« Une hécatombe ». Thorïn se mordit la lèvre en contemplant l'horreur qui s'étendait devant lui. C'était bien le mot qui convenait. Des corps à perte de vue, des orcs, des nains, beaucoup trop de nains à vrai dire. Et ils appelaient cela une victoire. Le jeune prince d'Erebor inspira profondément pour tenter de se calmer et se remit en quête de son frère, la peur guidant ses pas au milieu du carnage.
Il avait oublié à quel moment ils avaient été séparés. Peut-être lorsque, enragé par la mort brutale de son grand-père, il avait foncé tête baissée sur Azog , cet immonde orc pâle responsable de ce massacre. Oui, c'était sûrement cela. Rien d'autre n'aurait pu lui faire rompre la promesse qu'il avait faite à Frerïn.
Thorïn retournait méticuleusement chaque cadavre, prenant conscience au fur et à mesure de l'ampleur du désastre, sentant son sang se glacer dès qu'il apercevait l'éclat d'une mèche blonde.

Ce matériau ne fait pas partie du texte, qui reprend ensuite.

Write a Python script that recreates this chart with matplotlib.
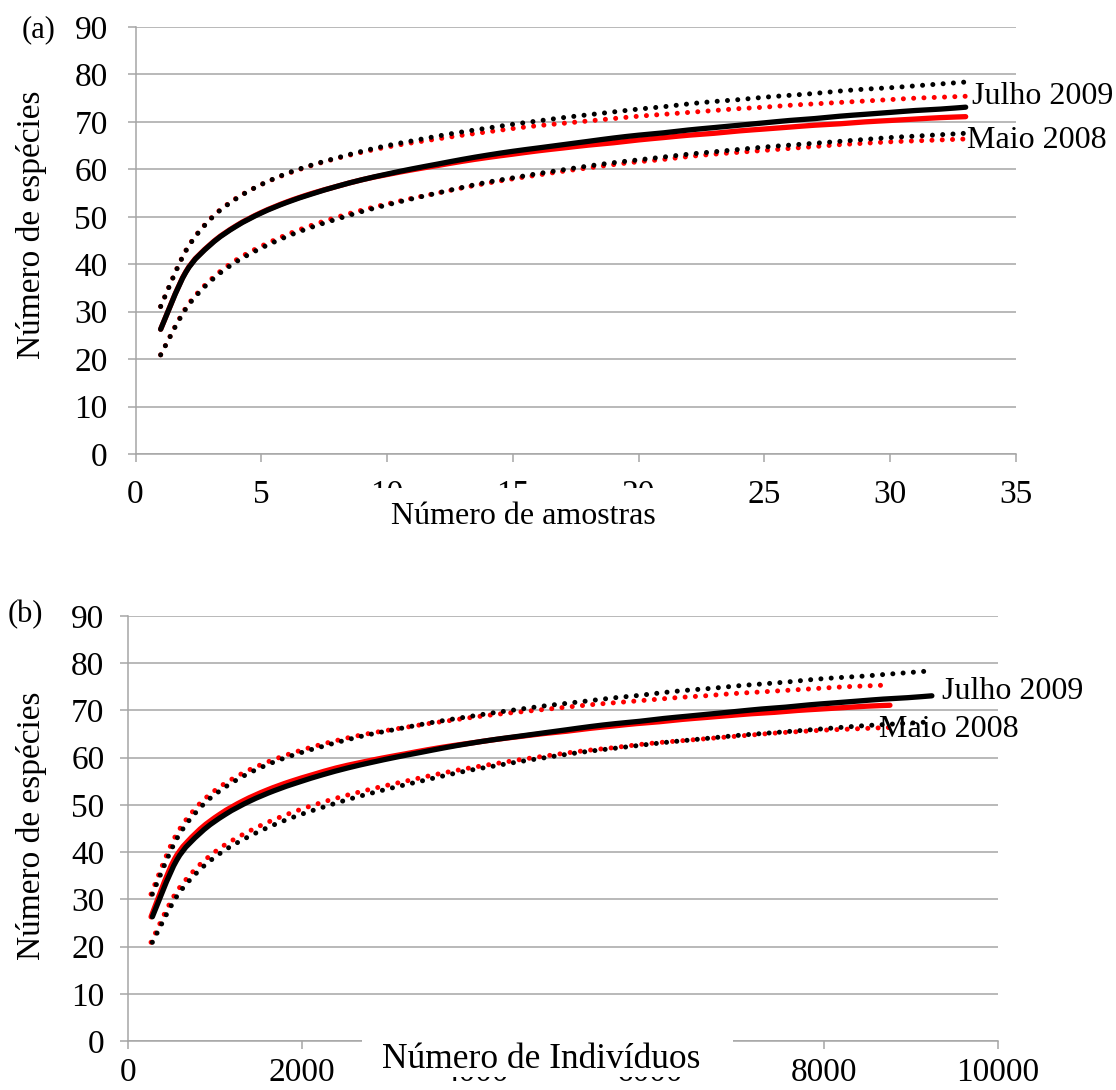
import matplotlib
matplotlib.use("Agg")
import matplotlib.pyplot as plt
from matplotlib.path import Path
from matplotlib.patches import PathPatch, Rectangle

# ---------------------------------------------------------------------------
# Rarefaction curves (observed species richness and 95% confidence bounds)
# ---------------------------------------------------------------------------
samples = list(range(1, 34))

# Julho 2009
jul_obs = [26.3, 38.3, 44.2, 48.0, 50.8, 53.0, 54.8, 56.4, 57.8, 59.0,
           60.1, 61.1, 62.1, 63.0, 63.8, 64.5, 65.2, 65.9, 66.6, 67.2,
           67.7, 68.3, 68.8, 69.3, 69.8, 70.3, 70.7, 71.2, 71.6, 72.0,
           72.4, 72.7, 73.1]
jul_upper = [31.1, 42.8, 49.6, 53.8, 56.8, 59.1, 60.9, 62.4, 63.8, 65.0,
             66.0, 67.0, 67.9, 68.7, 69.5, 70.2, 70.9, 71.5, 72.1, 72.7,
             73.2, 73.8, 74.3, 74.7, 75.2, 75.6, 76.0, 76.5, 76.9, 77.2,
             77.6, 78.0, 78.4]
jul_lower = [20.9, 30.6, 36.5, 40.5, 43.4, 45.8, 47.8, 49.5, 51.1, 52.5,
             53.8, 55.0, 56.2, 57.3, 58.2, 59.1, 59.9, 60.7, 61.4, 62.0,
             62.6, 63.2, 63.7, 64.2, 64.7, 65.1, 65.5, 65.9, 66.3, 66.7,
             67.0, 67.3, 67.6]

# Maio 2008
mai_obs = [26.3, 38.4, 44.3, 48.1, 50.9, 53.1, 54.9, 56.4, 57.8, 58.9,
           59.9, 60.8, 61.7, 62.5, 63.2, 63.9, 64.5, 65.1, 65.6, 66.2,
           66.7, 67.2, 67.6, 68.1, 68.5, 68.9, 69.3, 69.6, 70.0, 70.3,
           70.6, 70.9, 71.1]
mai_upper = [31.1, 42.9, 49.7, 53.9, 56.8, 59.0, 60.8, 62.3, 63.6, 64.7,
             65.6, 66.4, 67.2, 67.9, 68.6, 69.2, 69.7, 70.2, 70.7, 71.2,
             71.6, 72.0, 72.4, 72.8, 73.1, 73.5, 73.8, 74.1, 74.4, 74.7,
             75.0, 75.2, 75.4]
mai_lower = [20.9, 30.8, 36.8, 40.9, 43.8, 46.2, 48.2, 49.9, 51.4, 52.7,
             53.9, 55.0, 56.1, 57.1, 58.0, 58.8, 59.6, 60.3, 61.0, 61.6,
             62.1, 62.7, 63.2, 63.6, 64.0, 64.4, 64.8, 65.2, 65.5, 65.8,
             66.0, 66.2, 66.4]

# Cumulative number of individuals for each sample count
jul_individuals = [280, 560, 840, 1120, 1400, 1680, 1960, 2240, 2520, 2800,
                   3080, 3360, 3640, 3920, 4200, 4480, 4760, 5040, 5320, 5600,
                   5880, 6160, 6440, 6720, 7000, 7280, 7560, 7840, 8120, 8400,
                   8680, 8960, 9240]
mai_individuals = [265, 531, 796, 1062, 1327, 1592, 1858, 2123, 2389, 2654,
                   2919, 3185, 3450, 3716, 3981, 4246, 4512, 4777, 5043, 5308,
                   5573, 5839, 6104, 6370, 6635, 6900, 7166, 7431, 7697, 7962,
                   8227, 8493, 8758]

y_ticks = [0, 10, 20, 30, 40, 50, 60, 70, 80, 90]
xa_ticks = [0, 5, 10, 15, 20, 25, 30, 35]
xb_ticks = [0, 2000, 4000, 6000, 8000, 10000]

label_jul = "Julho 2009"
label_mai = "Maio 2008"

# ---------------------------------------------------------------------------
W, H = 1116, 1090
DPI = 100
SERIF = ["Liberation Serif", "DejaVu Serif"]
plt.rcParams["font.family"] = SERIF
GRID = "#a6a6a6"
RED = "#ff0000"
BLACK = "#000000"
TICK_SIZE = 24


def fx(px):
    return px / W


def fy(py):
    return 1 - py / H


def smooth_path(xs, ys):
    """Smoothed polyline through the points (Catmull-Rom as cubic Beziers)."""
    pts = list(zip(xs, ys))
    n = len(pts)
    verts = [pts[0]]
    codes = [Path.MOVETO]
    for i in range(n - 1):
        p0 = pts[i - 1] if i > 0 else pts[i]
        p1 = pts[i]
        p2 = pts[i + 1]
        p3 = pts[i + 2] if i + 2 < n else pts[i + 1]
        c1 = (p1[0] + (p2[0] - p0[0]) / 6, p1[1] + (p2[1] - p0[1]) / 6)
        c2 = (p2[0] - (p3[0] - p1[0]) / 6, p2[1] - (p3[1] - p1[1]) / 6)
        verts += [c1, c2, p2]
        codes += [Path.CURVE4] * 3
    return Path(verts, codes)


def draw_curve(ax, xs, ys, color, dotted, z):
    patch = PathPatch(smooth_path(xs, ys), fill=False, edgecolor=color,
                      zorder=z)
    if dotted:
        patch.set_linewidth(3.6)
        patch.set_linestyle((0, (0.01, 2.05)))
    else:
        patch.set_linewidth(3.8)
    patch.set_capstyle("round")
    patch.set_joinstyle("round")
    ax.add_patch(patch)


def style_axes(ax, xticks, xlim, xpad, ypad):
    ax.set_ylim(0, 90)
    ax.set_xlim(*xlim)
    ax.set_yticks(y_ticks)
    ax.set_xticks(xticks)
    ax.yaxis.grid(True, color=GRID, linewidth=1.1)
    ax.set_axisbelow(True)
    for side in ("top", "right"):
        ax.spines[side].set_visible(False)
    for side in ("left", "bottom"):
        ax.spines[side].set_color(GRID)
        ax.spines[side].set_linewidth(1.1)
    ax.tick_params(axis="y", direction="out", length=6, width=1.1,
                   color=GRID, pad=ypad, labelsize=TICK_SIZE)
    ax.tick_params(axis="x", direction="out", length=6, width=1.1,
                   color=GRID, pad=xpad, labelsize=TICK_SIZE)


fig = plt.figure(figsize=(W / DPI, H / DPI), dpi=DPI)

# ---------------- (a) sample-based rarefaction ----------------
ax1 = fig.add_axes([fx(135.5), fy(454), fx(1016) - fx(135.5), fy(27) - fy(454)])
style_axes(ax1, xa_ticks, (0, 35), 12, 14)
draw_curve(ax1, samples, mai_upper, RED, True, 3)
draw_curve(ax1, samples, mai_lower, RED, True, 3)
draw_curve(ax1, samples, mai_obs, RED, False, 3)
draw_curve(ax1, samples, jul_upper, BLACK, True, 4)
draw_curve(ax1, samples, jul_lower, BLACK, True, 4)
draw_curve(ax1, samples, jul_obs, BLACK, False, 4)
ax1.text(33.27, 75.3, label_jul, fontsize=23, ha="left", va="center",
         clip_on=False)
ax1.text(33.07, 66.0, label_mai, fontsize=23, ha="left", va="center",
         clip_on=False)

# ---------------- (b) individual-based rarefaction ----------------
ax2 = fig.add_axes([fx(128), fy(1041), fx(998) - fx(128), fy(616) - fy(1041)])
style_axes(ax2, xb_ticks, (0, 10000), 6, 11)
draw_curve(ax2, mai_individuals, mai_upper, RED, True, 3)
draw_curve(ax2, mai_individuals, mai_lower, RED, True, 3)
draw_curve(ax2, mai_individuals, mai_obs, RED, False, 3)
draw_curve(ax2, jul_individuals, jul_upper, BLACK, True, 4)
draw_curve(ax2, jul_individuals, jul_lower, BLACK, True, 4)
draw_curve(ax2, jul_individuals, jul_obs, BLACK, False, 4)
ax2.text(9354, 74.0, label_jul, fontsize=23, ha="left", va="center",
         clip_on=False, zorder=6)
ax2.text(8634, 65.9, label_mai, fontsize=23, ha="left", va="center",
         clip_on=False, zorder=6)

# ---------------- axis titles and panel letters ----------------
for py in (225, 826):
    fig.text(fx(32), fy(py), "Número de espécies", rotation=90,
             fontsize=24, ha="center", va="center")

# x-axis titles sit on white boxes over the tick labels
fig.add_artist(Rectangle((fx(360), fy(545)), fx(690) - fx(360),
                         fy(488) - fy(545), transform=fig.transFigure,
                         facecolor="white", edgecolor="none", zorder=5))
fig.text(fx(523), fy(516), "Número de amostras", fontsize=23,
         ha="center", va="center", zorder=6)

fig.add_artist(Rectangle((fx(362), fy(1077)), fx(733) - fx(362),
                         fy(1030) - fy(1077), transform=fig.transFigure,
                         facecolor="white", edgecolor="none", zorder=5))
fig.text(fx(541), fy(1059), "Número de Indivíduos", fontsize=25.5,
         ha="center", va="center", zorder=6)

fig.text(fx(39), fy(29.5), "(a)", fontsize=22, ha="center", va="center")
fig.text(fx(25.5), fy(615), "(b)", fontsize=22, ha="center", va="center")

fig.savefig("out.png", dpi=DPI)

Mais aucune n'appartenait à son petit frère.
Alors qu'il lui semblait avoir foulé ce champ de bataille depuis une éternité, le jeune prince se rendit compte qu'il s'était trop éloigné, perdant momentanément de vue la Porte Est de Khazad-dûm. S'apprêtant à rebrousser chemin, il repéra toutefois ce qui semblait être un groupe de survivants à l'orée des bois bordant le Kheled-zâram. Parmi eux, il reconnut immédiatement Gloïn et son frère Oïn. Thorïn soupira de soulagement en constatant que ses amis étaient vivants. Frerïn devait sûrement être avec eux. Oui, sûrement.

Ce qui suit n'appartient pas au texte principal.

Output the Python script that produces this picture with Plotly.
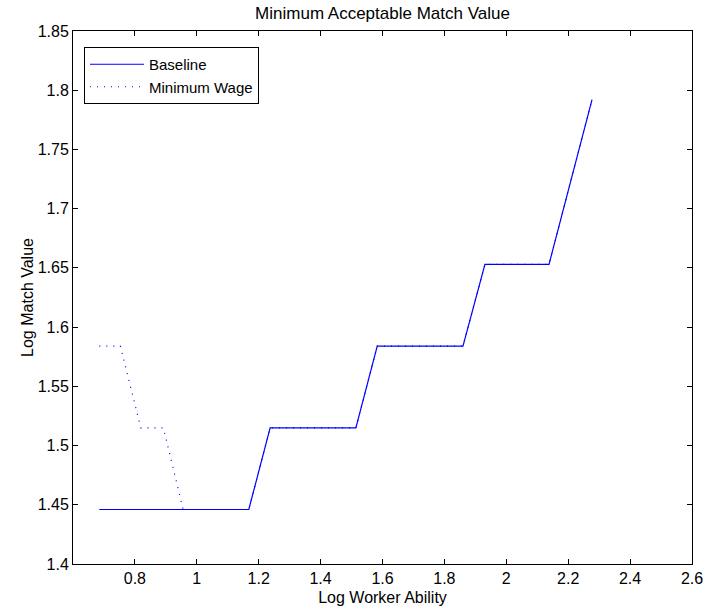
import plotly.graph_objects as go

# Data
baseline_x = [0.685, 1.168, 1.237, 1.514, 1.583, 1.860, 1.931, 2.138, 2.277]
baseline_y = [1.446, 1.446, 1.515, 1.515, 1.584, 1.584, 1.653, 1.653, 1.792]

minwage_x = [0.685, 0.753, 0.819, 0.892, 0.956, 1.168, 1.237, 1.514, 1.583, 1.860, 1.931, 2.138, 2.277]
minwage_y = [1.584, 1.584, 1.515, 1.515, 1.446, 1.446, 1.515, 1.515, 1.584, 1.584, 1.653, 1.653, 1.792]

x_ticks = [0.8, 1, 1.2, 1.4, 1.6, 1.8, 2, 2.2, 2.4, 2.6]
x_tick_labels = ["0.8", "1", "1.2", "1.4", "1.6", "1.8", "2", "2.2", "2.4", "2.6"]
y_ticks = [1.4, 1.45, 1.5, 1.55, 1.6, 1.65, 1.7, 1.75, 1.8, 1.85]
y_tick_labels = ["1.4", "1.45", "1.5", "1.55", "1.6", "1.65", "1.7", "1.75", "1.8", "1.85"]

FONT = "Liberation Sans, Arial, Helvetica, sans-serif"
FS = 16

fig = go.Figure()
fig.add_trace(go.Scatter(x=baseline_x, y=baseline_y, mode="lines", name="Baseline",
                         line=dict(color="#0000ff", width=1.2, dash="solid")))
fig.add_trace(go.Scatter(x=minwage_x, y=minwage_y, mode="lines", name="Minimum Wage",
                         line=dict(color="#0000ff", width=1.2, dash="1px,6px")))

axis_common = dict(showline=True, linecolor="black", linewidth=1, mirror="ticks",
                   ticks="inside", ticklen=5, tickcolor="black", showgrid=False,
                   zeroline=False, automargin=False,
                   tickfont=dict(family=FONT, size=FS, color="black"))

fig.update_layout(
    width=706, height=612,
    margin=dict(l=73, r=14, t=31, b=48),
    paper_bgcolor="white", plot_bgcolor="white",
    font=dict(family=FONT, size=FS, color="black"),
    title=dict(text="Minimum Acceptable Match Value", x=0.5, xanchor="center",
               xref="paper", y=1 - 13 / 612, yanchor="middle",
               font=dict(family=FONT, size=17, color="black")),
    xaxis=dict(range=[0.6, 2.6], tickvals=x_ticks, ticktext=x_tick_labels,
               title=dict(text="Log Worker Ability", standoff=5,
                          font=dict(family=FONT, size=FS, color="black")),
               **axis_common),
    yaxis=dict(range=[1.4, 1.85], tickvals=y_ticks, ticktext=y_tick_labels,
               title=dict(text="Log Match Value", standoff=0,
                          font=dict(family=FONT, size=FS, color="black")),
               **axis_common),
    legend=dict(x=(84 - 73) / 619, y=1 - (47 - 31) / 533, xanchor="left", yanchor="top",
                bordercolor="black", borderwidth=1, bgcolor="white",
                font=dict(family=FONT, size=15, color="black"),
                tracegroupgap=0, itemwidth=54),
    showlegend=True,
)

fig.write_html("out.html", config={"displayModeBar": False},
               post_script="document.body.style.margin='0';")
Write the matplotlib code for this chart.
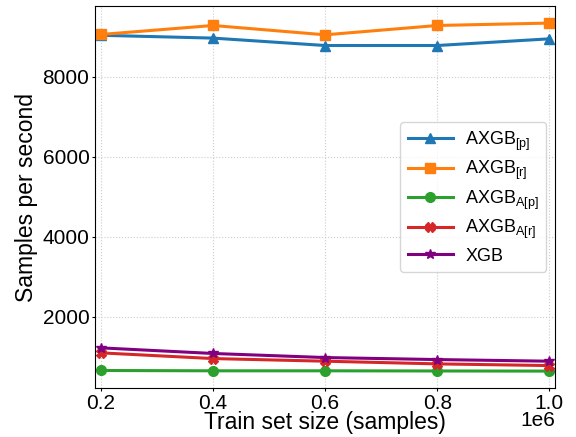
import matplotlib
matplotlib.use("Agg")
import matplotlib.pyplot as plt

plt.rcParams['font.family'] = ['Liberation Sans', 'DejaVu Sans']
plt.rcParams['mathtext.default'] = 'regular'

train_sizes = [200000, 400000, 600000, 800000, 1000000]
axgb_p = [9030, 8960, 8775, 8775, 8942]
axgb_r = [9050, 9275, 9042, 9275, 9335]
axgb_ap = [660, 652, 652, 648, 645]
axgb_ar = [1100, 958, 892, 825, 783]
xgb = [1225, 1085, 983, 933, 892]

series = [
    (axgb_p, r'AXGB$_{[p]}$', '^', 'tab:blue'),
    (axgb_r, r'AXGB$_{[r]}$', 's', 'tab:orange'),
    (axgb_ap, r'AXGB$_{A[p]}$', 'o', 'tab:green'),
    (axgb_ar, r'AXGB$_{A[r]}$', 'X', 'tab:red'),
    (xgb, 'XGB', '*', 'purple'),
]

fig = plt.figure(figsize=(5.76, 4.37), dpi=100)
ax = fig.add_axes([0.165, 0.111, 0.799, 0.876])
for vals, lab, mk, col in series:
    ax.plot(train_sizes, vals, marker=mk, color=col, label=lab, linewidth=2.2, markersize=7)

ax.margins(x=0.013)
ax.grid(True, linestyle=':', color='#cccccc', linewidth=0.8)
ax.set_yticks([2000, 4000, 6000, 8000])
ax.tick_params(labelsize=15, length=2.5, pad=1.5)

ax.set_ylabel("Samples per second", fontsize=16.5, labelpad=3)
ax.set_xlabel("Train set size (samples)", fontsize=16.5)
ax.xaxis.set_label_coords(0.5, -0.06)
ax.xaxis.label.set_va('top')

# scale factor shown at the right, on the label's line
ax.xaxis.get_offset_text().set_visible(False)
ax.text(1.0, -0.06, '1e6', transform=ax.transAxes, ha='right', va='top', fontsize=15)

ax.legend(loc='center right', fontsize=13, handlelength=2.5, borderpad=0.4,
          labelspacing=0.35, handletextpad=0.7)

fig.savefig("out.png", dpi=100)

Bien que la bataille l'ait épuisé et qu'il sentait presque ses membres s'engourdir, Thorïn n'hésita pas et courut dans leur direction comme si sa vie en dépendait, cherchant par n'importe quel moyen à faire taire cette voix insidieuse au fond de lui qui lui murmurait sans relâche que sa lignée était maudite et que son petit frère en avait payé le prix.
Parvenu au groupe, il se fraya rapidement un chemin à travers la foule pour en atteindre le centre, il était si près du but lorsqu'il heurta une silhouette massive qui bloquait tout passage. Reconnaissant Dwalin, son meilleur ami, Thorïn allait remercier Mahal quand quelque chose dans son attitude le fit frissonner. Pourtant, il aurait du être soulagé, c'était un guerrier loyal, solide, avec les larmes aux yeux. Prenant soudain conscience des regards baissés qui l'entouraient et notant au passage que Balïn qui se tenait à l'écart n'osait pas le regarder dans les yeux, Thorïn fixa son vis à vis sans comprendre, après tout ils étaient amis depuis l'enfance et il ne se rappelait pas avoir jamais vu Dwalin verser plus d'une larme.
« Thorïn, il faut qu'on parle. »
Le jeune prince d'Erebor sentit tout son corps se refroidir instantanément et une terreur sourde lui comprimer les poumons, l'empêchant de respirer.
« Ecarte toi ! »
Il n'avait pas voulu hurler mais la rage valait mieux que la peur qui menaçait de le submerger. Pourtant Dwalin n'esquissa pas le moindre mouvement.
« C'est un ordre ! »
Le brave guerrier, les yeux emplis de larmes qu'il parvenait à peine à contenir, semblait faire face à un dilemme des plus cruels. Finalement, il abdiqua, s'écartant en sachant d'avance que Thorïn aurait le cœur brisé.
Ce dernier ferma les yeux et pendant un instant, un simple instant, précis et brillant, il imagina son frère, le sourire au lèvre, l'attendant nonchalamment, sûrement ravi de l'avoir fait patienter. Cette vision lui arracha un petit rire. Puis ce moment passa.
Alors Thorïn Ecu-de-chêne ouvrit les yeux et son monde s'écroula.
oOo
Dès l'instant où Dwalin s'était écarté, il l'avait regretté. Il avait entendu son nouveau roi, bien trop jeune, tituber difficilement vers le cadavre déjà froid de son petit frère. Il avait serré les poings lorsque son prince s'était mis à suffoquer d'horreur. Il avait fermé les yeux lorsque Thorïn serrant de toutes ses forces Frerïn dans ses bras lui avait ordonné de se réveiller. Finalement, il avait laissé couler ses larmes lorsque son meilleur ami avait hurlé à s'en déchirer les cordes vocales dans un cri de pure agonie.
Et Dwalin avait su à cet instant précis qu'Azanulbizar avait fait de Thorïn un héros mais l'avait privé d'une partie de lui-même et il doutait sincèrement qu'il s'en remette un jour.